- **Task**
Write out the listing below in full and exactly, leaving out every picture.

- **Data**
----------

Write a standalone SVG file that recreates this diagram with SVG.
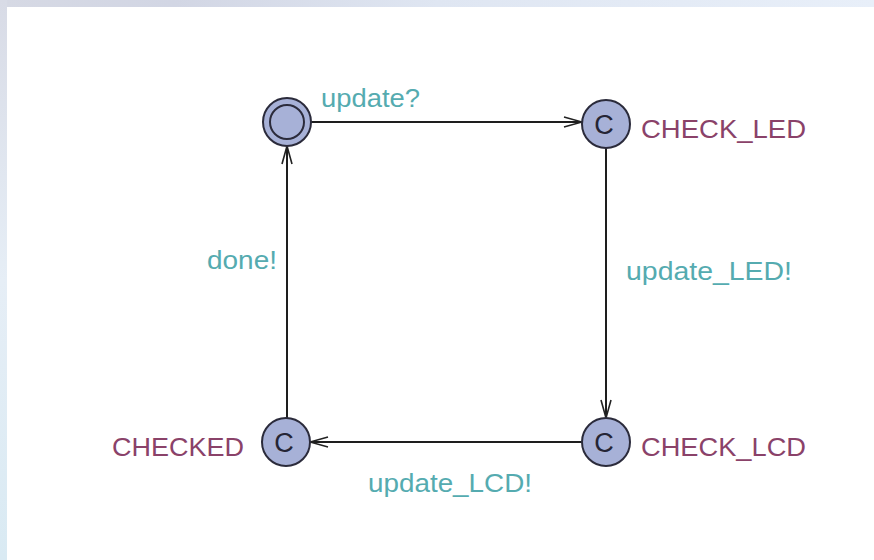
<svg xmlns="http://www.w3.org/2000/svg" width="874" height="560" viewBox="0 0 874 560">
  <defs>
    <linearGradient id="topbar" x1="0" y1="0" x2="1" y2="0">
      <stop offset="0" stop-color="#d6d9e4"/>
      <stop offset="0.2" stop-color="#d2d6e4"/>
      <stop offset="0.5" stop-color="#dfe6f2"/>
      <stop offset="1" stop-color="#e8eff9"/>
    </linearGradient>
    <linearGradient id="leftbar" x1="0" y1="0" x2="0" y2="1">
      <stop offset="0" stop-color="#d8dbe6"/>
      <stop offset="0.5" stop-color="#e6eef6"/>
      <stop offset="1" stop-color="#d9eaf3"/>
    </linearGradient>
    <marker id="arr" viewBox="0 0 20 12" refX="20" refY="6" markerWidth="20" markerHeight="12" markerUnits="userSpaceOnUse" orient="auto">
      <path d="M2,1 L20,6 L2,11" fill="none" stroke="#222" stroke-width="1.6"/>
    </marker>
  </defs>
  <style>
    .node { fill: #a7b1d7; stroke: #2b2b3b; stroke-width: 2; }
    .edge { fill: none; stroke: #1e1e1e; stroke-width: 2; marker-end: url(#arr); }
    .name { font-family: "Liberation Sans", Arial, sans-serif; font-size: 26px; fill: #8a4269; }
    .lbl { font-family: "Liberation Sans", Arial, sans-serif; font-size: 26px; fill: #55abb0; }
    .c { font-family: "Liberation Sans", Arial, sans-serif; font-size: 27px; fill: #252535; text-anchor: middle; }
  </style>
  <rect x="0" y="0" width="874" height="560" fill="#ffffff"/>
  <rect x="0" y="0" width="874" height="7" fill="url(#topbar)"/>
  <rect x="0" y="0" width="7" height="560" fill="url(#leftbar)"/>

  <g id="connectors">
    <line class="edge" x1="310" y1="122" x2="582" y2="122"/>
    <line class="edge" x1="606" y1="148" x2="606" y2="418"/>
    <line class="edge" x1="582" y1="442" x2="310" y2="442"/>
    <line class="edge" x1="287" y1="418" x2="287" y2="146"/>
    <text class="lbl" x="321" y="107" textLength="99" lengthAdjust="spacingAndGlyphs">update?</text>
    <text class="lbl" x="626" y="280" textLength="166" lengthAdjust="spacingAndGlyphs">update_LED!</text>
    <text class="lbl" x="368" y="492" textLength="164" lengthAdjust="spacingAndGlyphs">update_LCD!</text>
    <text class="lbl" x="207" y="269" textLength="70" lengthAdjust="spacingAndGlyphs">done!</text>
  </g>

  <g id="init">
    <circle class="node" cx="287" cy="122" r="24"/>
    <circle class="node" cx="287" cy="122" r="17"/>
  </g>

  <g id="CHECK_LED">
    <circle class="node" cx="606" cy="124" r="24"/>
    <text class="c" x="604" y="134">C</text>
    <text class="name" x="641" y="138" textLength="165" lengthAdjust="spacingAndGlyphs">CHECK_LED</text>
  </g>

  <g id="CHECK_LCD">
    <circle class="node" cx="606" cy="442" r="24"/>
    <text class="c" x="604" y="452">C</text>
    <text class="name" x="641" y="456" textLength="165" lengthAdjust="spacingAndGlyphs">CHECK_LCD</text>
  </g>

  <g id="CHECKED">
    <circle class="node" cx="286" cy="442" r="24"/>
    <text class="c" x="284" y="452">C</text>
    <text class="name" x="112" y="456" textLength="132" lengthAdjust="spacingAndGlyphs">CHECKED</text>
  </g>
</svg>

----------

- **Correct answer**
Write a standalone SVG file that recreates this diagram with SVG.
<svg xmlns="http://www.w3.org/2000/svg" width="874" height="560" viewBox="0 0 874 560">
  <defs>
    <linearGradient id="topbar" x1="0" y1="0" x2="1" y2="0">
      <stop offset="0" stop-color="#d6d9e4"/>
      <stop offset="0.2" stop-color="#d2d6e4"/>
      <stop offset="0.5" stop-color="#dfe6f2"/>
      <stop offset="1" stop-color="#e8eff9"/>
    </linearGradient>
    <linearGradient id="leftbar" x1="0" y1="0" x2="0" y2="1">
      <stop offset="0" stop-color="#d8dbe6"/>
      <stop offset="0.5" stop-color="#e6eef6"/>
      <stop offset="1" stop-color="#d9eaf3"/>
    </linearGradient>
    <marker id="arr" viewBox="0 0 20 12" refX="20" refY="6" markerWidth="20" markerHeight="12" markerUnits="userSpaceOnUse" orient="auto">
      <path d="M2,1 L20,6 L2,11" fill="none" stroke="#222" stroke-width="1.6"/>
    </marker>
  </defs>
  <style>
    .node { fill: #a7b1d7; stroke: #2b2b3b; stroke-width: 2; }
    .edge { fill: none; stroke: #1e1e1e; stroke-width: 2; marker-end: url(#arr); }
    .name { font-family: "Liberation Sans", Arial, sans-serif; font-size: 26px; fill: #8a4269; }
    .lbl { font-family: "Liberation Sans", Arial, sans-serif; font-size: 26px; fill: #55abb0; }
    .c { font-family: "Liberation Sans", Arial, sans-serif; font-size: 27px; fill: #252535; text-anchor: middle; }
  </style>
  <rect x="0" y="0" width="874" height="560" fill="#ffffff"/>
  <rect x="0" y="0" width="874" height="7" fill="url(#topbar)"/>
  <rect x="0" y="0" width="7" height="560" fill="url(#leftbar)"/>

  <g id="connectors">
    <line class="edge" x1="310" y1="122" x2="582" y2="122"/>
    <line class="edge" x1="606" y1="148" x2="606" y2="418"/>
    <line class="edge" x1="582" y1="442" x2="310" y2="442"/>
    <line class="edge" x1="287" y1="418" x2="287" y2="146"/>
    <text class="lbl" x="321" y="107" textLength="99" lengthAdjust="spacingAndGlyphs">update?</text>
    <text class="lbl" x="626" y="280" textLength="166" lengthAdjust="spacingAndGlyphs">update_LED!</text>
    <text class="lbl" x="368" y="492" textLength="164" lengthAdjust="spacingAndGlyphs">update_LCD!</text>
    <text class="lbl" x="207" y="269" textLength="70" lengthAdjust="spacingAndGlyphs">done!</text>
  </g>

  <g id="init">
    <circle class="node" cx="287" cy="122" r="24"/>
    <circle class="node" cx="287" cy="122" r="17"/>
  </g>

  <g id="CHECK_LED">
    <circle class="node" cx="606" cy="124" r="24"/>
    <text class="c" x="604" y="134">C</text>
    <text class="name" x="641" y="138" textLength="165" lengthAdjust="spacingAndGlyphs">CHECK_LED</text>
  </g>

  <g id="CHECK_LCD">
    <circle class="node" cx="606" cy="442" r="24"/>
    <text class="c" x="604" y="452">C</text>
    <text class="name" x="641" y="456" textLength="165" lengthAdjust="spacingAndGlyphs">CHECK_LCD</text>
  </g>

  <g id="CHECKED">
    <circle class="node" cx="286" cy="442" r="24"/>
    <text class="c" x="284" y="452">C</text>
    <text class="name" x="112" y="456" textLength="132" lengthAdjust="spacingAndGlyphs">CHECKED</text>
  </g>
</svg>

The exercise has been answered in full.